SOURCE DATA
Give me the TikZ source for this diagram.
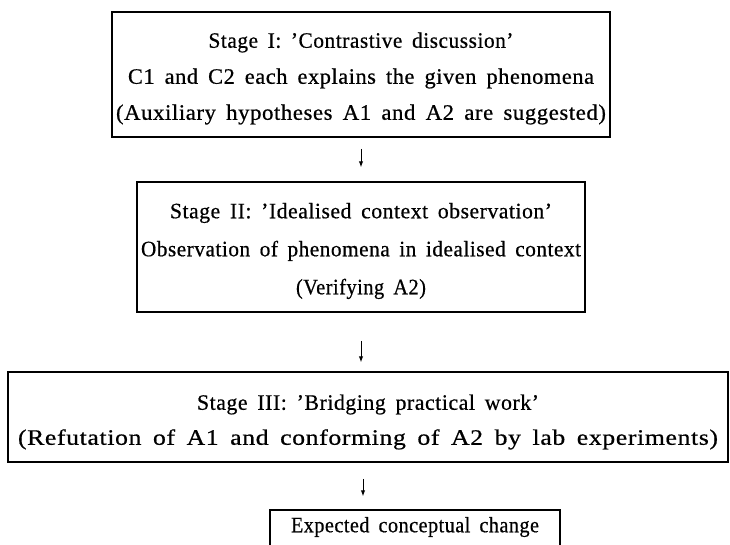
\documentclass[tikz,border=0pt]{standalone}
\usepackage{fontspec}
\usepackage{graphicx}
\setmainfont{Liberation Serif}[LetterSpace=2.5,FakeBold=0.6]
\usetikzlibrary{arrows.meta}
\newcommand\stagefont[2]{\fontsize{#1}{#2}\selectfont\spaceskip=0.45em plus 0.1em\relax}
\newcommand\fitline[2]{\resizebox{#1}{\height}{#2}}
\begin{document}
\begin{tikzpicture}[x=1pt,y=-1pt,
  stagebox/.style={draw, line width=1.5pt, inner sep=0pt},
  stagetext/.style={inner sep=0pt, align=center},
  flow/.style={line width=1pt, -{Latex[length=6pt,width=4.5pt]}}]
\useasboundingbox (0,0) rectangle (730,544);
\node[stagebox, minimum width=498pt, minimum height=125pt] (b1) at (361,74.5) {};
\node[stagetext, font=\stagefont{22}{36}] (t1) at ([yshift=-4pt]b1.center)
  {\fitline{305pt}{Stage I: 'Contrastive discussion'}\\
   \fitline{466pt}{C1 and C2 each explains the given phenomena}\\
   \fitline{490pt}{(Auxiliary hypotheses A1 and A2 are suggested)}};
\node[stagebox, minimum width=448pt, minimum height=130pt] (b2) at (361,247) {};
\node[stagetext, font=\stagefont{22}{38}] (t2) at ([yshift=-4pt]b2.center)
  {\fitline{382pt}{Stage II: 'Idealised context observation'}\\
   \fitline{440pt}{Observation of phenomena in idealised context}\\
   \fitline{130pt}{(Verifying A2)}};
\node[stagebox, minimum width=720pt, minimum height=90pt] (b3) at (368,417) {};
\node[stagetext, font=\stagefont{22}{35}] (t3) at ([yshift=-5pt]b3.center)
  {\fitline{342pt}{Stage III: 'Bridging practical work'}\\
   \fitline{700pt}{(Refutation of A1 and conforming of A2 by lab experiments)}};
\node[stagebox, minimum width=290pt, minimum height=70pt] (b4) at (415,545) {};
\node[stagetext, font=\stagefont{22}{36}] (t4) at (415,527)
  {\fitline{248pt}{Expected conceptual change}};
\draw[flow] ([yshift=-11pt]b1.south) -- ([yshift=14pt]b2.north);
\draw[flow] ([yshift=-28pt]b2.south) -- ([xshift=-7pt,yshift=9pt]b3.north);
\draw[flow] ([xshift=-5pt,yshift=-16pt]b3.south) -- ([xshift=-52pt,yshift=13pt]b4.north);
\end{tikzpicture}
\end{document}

WHAT YOU ARE ASKED TO DO
Omit any images, then output the listing exactly.

ANSWER IN FULL
Give me the TikZ source for this diagram.
\documentclass[tikz,border=0pt]{standalone}
\usepackage{fontspec}
\usepackage{graphicx}
\setmainfont{Liberation Serif}[LetterSpace=2.5,FakeBold=0.6]
\usetikzlibrary{arrows.meta}
\newcommand\stagefont[2]{\fontsize{#1}{#2}\selectfont\spaceskip=0.45em plus 0.1em\relax}
\newcommand\fitline[2]{\resizebox{#1}{\height}{#2}}
\begin{document}
\begin{tikzpicture}[x=1pt,y=-1pt,
  stagebox/.style={draw, line width=1.5pt, inner sep=0pt},
  stagetext/.style={inner sep=0pt, align=center},
  flow/.style={line width=1pt, -{Latex[length=6pt,width=4.5pt]}}]
\useasboundingbox (0,0) rectangle (730,544);
\node[stagebox, minimum width=498pt, minimum height=125pt] (b1) at (361,74.5) {};
\node[stagetext, font=\stagefont{22}{36}] (t1) at ([yshift=-4pt]b1.center)
  {\fitline{305pt}{Stage I: 'Contrastive discussion'}\\
   \fitline{466pt}{C1 and C2 each explains the given phenomena}\\
   \fitline{490pt}{(Auxiliary hypotheses A1 and A2 are suggested)}};
\node[stagebox, minimum width=448pt, minimum height=130pt] (b2) at (361,247) {};
\node[stagetext, font=\stagefont{22}{38}] (t2) at ([yshift=-4pt]b2.center)
  {\fitline{382pt}{Stage II: 'Idealised context observation'}\\
   \fitline{440pt}{Observation of phenomena in idealised context}\\
   \fitline{130pt}{(Verifying A2)}};
\node[stagebox, minimum width=720pt, minimum height=90pt] (b3) at (368,417) {};
\node[stagetext, font=\stagefont{22}{35}] (t3) at ([yshift=-5pt]b3.center)
  {\fitline{342pt}{Stage III: 'Bridging practical work'}\\
   \fitline{700pt}{(Refutation of A1 and conforming of A2 by lab experiments)}};
\node[stagebox, minimum width=290pt, minimum height=70pt] (b4) at (415,545) {};
\node[stagetext, font=\stagefont{22}{36}] (t4) at (415,527)
  {\fitline{248pt}{Expected conceptual change}};
\draw[flow] ([yshift=-11pt]b1.south) -- ([yshift=14pt]b2.north);
\draw[flow] ([yshift=-28pt]b2.south) -- ([xshift=-7pt,yshift=9pt]b3.north);
\draw[flow] ([xshift=-5pt,yshift=-16pt]b3.south) -- ([xshift=-52pt,yshift=13pt]b4.north);
\end{tikzpicture}
\end{document}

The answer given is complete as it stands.